— WRITTEN EXERCISE —
Retype, please, the listing from its opening line through the line that contains "(d-\k-\n) at (97.5+35*\n,252+\oy)", both included, without the pictures.

— DATASET SECTION —
>>>

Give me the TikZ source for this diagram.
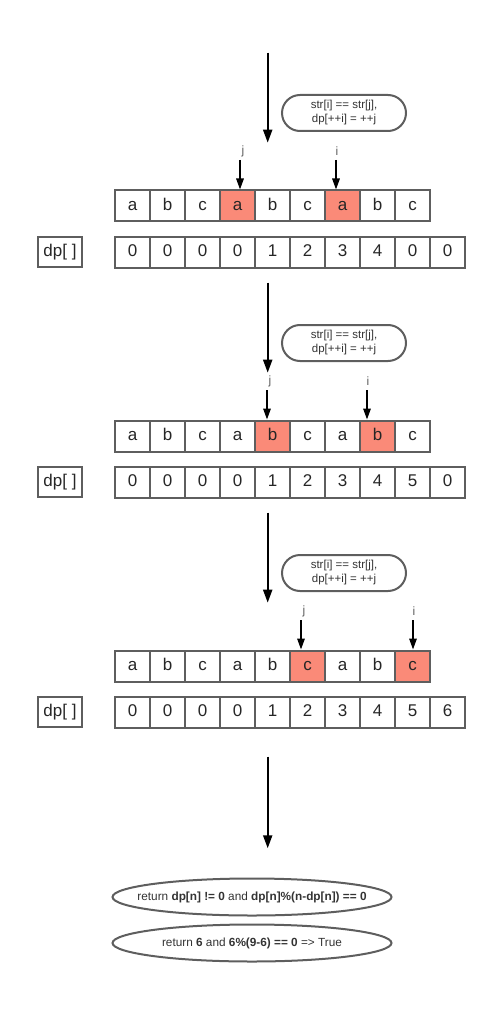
\documentclass[tikz,border=0pt]{standalone}
\usepackage{xcolor}
\usepackage{fontspec}
\setmainfont{Liberation Sans}
\usetikzlibrary{arrows.meta,shapes.geometric}
\definecolor{hit}{HTML}{FA8A78}
\definecolor{edge}{HTML}{5E5E5E}
\definecolor{ink}{HTML}{333333}

\begin{document}
\begin{tikzpicture}[x=1pt,y=-1pt,
  cell/.style={draw=edge,line width=2pt,minimum width=35pt,minimum height=31pt,inner sep=0pt,text height=12.5pt,text depth=3.5pt,font=\fontsize{17}{20}\selectfont,text=black!85},
  bubble/.style={draw=edge,line width=2pt,rounded corners=18pt,minimum width=124pt,minimum height=36pt,inner sep=0pt,align=center,font=\fontsize{11.5}{14}\selectfont,text=ink},
  oval/.style={ellipse,draw=edge,line width=2pt,minimum width=279pt,minimum height=37pt,inner xsep=-30pt,inner ysep=0pt,font=\fontsize{11.8}{14}\selectfont,text=ink},
  marker/.style={inner sep=0pt,text=edge,font=\fontsize{12}{14}\selectfont},
  flow/.style={line width=2pt,-{Triangle[length=13pt,width=9pt]}},
  ptr/.style={line width=1.6pt,-{Triangle[length=11pt,width=7.5pt]}}]
  \useasboundingbox (0,0) rectangle (502,1024);

  %one block per match step
  \foreach \k/\j/\i/\jx/\ix/\p/\q in {1/4/7/240/336/0/0,2/5/8/267/367/5/0,3/6/9/301/413/5/6}{
    \pgfmathtruncatemacro{\oy}{(\k-1)*230}
    \coordinate (go-\k-top) at (267.7,52.7+\oy);
    \coordinate (go-\k-end) at (267.7,142.7+\oy);
    \draw[flow] (go-\k-top) -- (go-\k-end);
    \node[bubble] (rule-\k) at (344,113+\oy) {str[i] == str[j],\\dp[++i] = ++j};

    %string row
    \foreach \c [count=\n] in {a,b,c,a,b,c,a,b,c}{
      \pgfmathtruncatemacro{\h}{(\n==\j)||(\n==\i)}
      \ifnum\h=1 \def\fc{hit}\else\def\fc{white}\fi
      \node[cell,fill=\fc] (s-\k-\n) at (97.5+35*\n,206+\oy) {\c};
    }
    %dp row
    \node[cell,minimum width=44pt,minimum height=30pt] (dp-\k) at (60,252+\oy) {dp[ ]};
    \foreach \v [count=\n] in {0,0,0,0,1,2,3,4,\p,\q}
      \node[cell] (d-\k-\n) at (97.5+35*\n,252+\oy) {\v};

    %pointers
    \node[marker] (j-\k) at (\jx+3,151+\oy) {j};
    \node[marker] (i-\k) at (\ix+1,151+\oy) {i};
    \coordinate (jp-\k) at (\jx,160+\oy);
    \coordinate (ip-\k) at (\ix,160+\oy);
    \draw[ptr] (jp-\k) -- (jp-\k |- s-\k-\j.north);
    \draw[ptr] (ip-\k) -- (ip-\k |- s-\k-\i.north);
  }

  %result
  \coordinate (go-4-top) at (267.7,756.7);
  \coordinate (go-4-end) at (267.7,848.3);
  \draw[flow] (go-4-top) -- (go-4-end);
  \node[oval] (ret) at (252,897) {return \textbf{dp[n] != 0} and \textbf{dp[n]\%(n-dp[n]) == 0}};
  \node[oval] (val) at (252,943) {return \textbf{6} and \textbf{6\%(9-6) == 0} => True};
\end{tikzpicture}
\end{document}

<<<

— OUTPUT FOR THIS TASK —
Give me the TikZ source for this diagram.
\documentclass[tikz,border=0pt]{standalone}
\usepackage{xcolor}
\usepackage{fontspec}
\setmainfont{Liberation Sans}
\usetikzlibrary{arrows.meta,shapes.geometric}
\definecolor{hit}{HTML}{FA8A78}
\definecolor{edge}{HTML}{5E5E5E}
\definecolor{ink}{HTML}{333333}

\begin{document}
\begin{tikzpicture}[x=1pt,y=-1pt,
  cell/.style={draw=edge,line width=2pt,minimum width=35pt,minimum height=31pt,inner sep=0pt,text height=12.5pt,text depth=3.5pt,font=\fontsize{17}{20}\selectfont,text=black!85},
  bubble/.style={draw=edge,line width=2pt,rounded corners=18pt,minimum width=124pt,minimum height=36pt,inner sep=0pt,align=center,font=\fontsize{11.5}{14}\selectfont,text=ink},
  oval/.style={ellipse,draw=edge,line width=2pt,minimum width=279pt,minimum height=37pt,inner xsep=-30pt,inner ysep=0pt,font=\fontsize{11.8}{14}\selectfont,text=ink},
  marker/.style={inner sep=0pt,text=edge,font=\fontsize{12}{14}\selectfont},
  flow/.style={line width=2pt,-{Triangle[length=13pt,width=9pt]}},
  ptr/.style={line width=1.6pt,-{Triangle[length=11pt,width=7.5pt]}}]
  \useasboundingbox (0,0) rectangle (502,1024);

  %one block per match step
  \foreach \k/\j/\i/\jx/\ix/\p/\q in {1/4/7/240/336/0/0,2/5/8/267/367/5/0,3/6/9/301/413/5/6}{
    \pgfmathtruncatemacro{\oy}{(\k-1)*230}
    \coordinate (go-\k-top) at (267.7,52.7+\oy);
    \coordinate (go-\k-end) at (267.7,142.7+\oy);
    \draw[flow] (go-\k-top) -- (go-\k-end);
    \node[bubble] (rule-\k) at (344,113+\oy) {str[i] == str[j],\\dp[++i] = ++j};

    %string row
    \foreach \c [count=\n] in {a,b,c,a,b,c,a,b,c}{
      \pgfmathtruncatemacro{\h}{(\n==\j)||(\n==\i)}
      \ifnum\h=1 \def\fc{hit}\else\def\fc{white}\fi
      \node[cell,fill=\fc] (s-\k-\n) at (97.5+35*\n,206+\oy) {\c};
    }
    %dp row
    \node[cell,minimum width=44pt,minimum height=30pt] (dp-\k) at (60,252+\oy) {dp[ ]};
    \foreach \v [count=\n] in {0,0,0,0,1,2,3,4,\p,\q}
      \node[cell] (d-\k-\n) at (97.5+35*\n,252+\oy) {\v};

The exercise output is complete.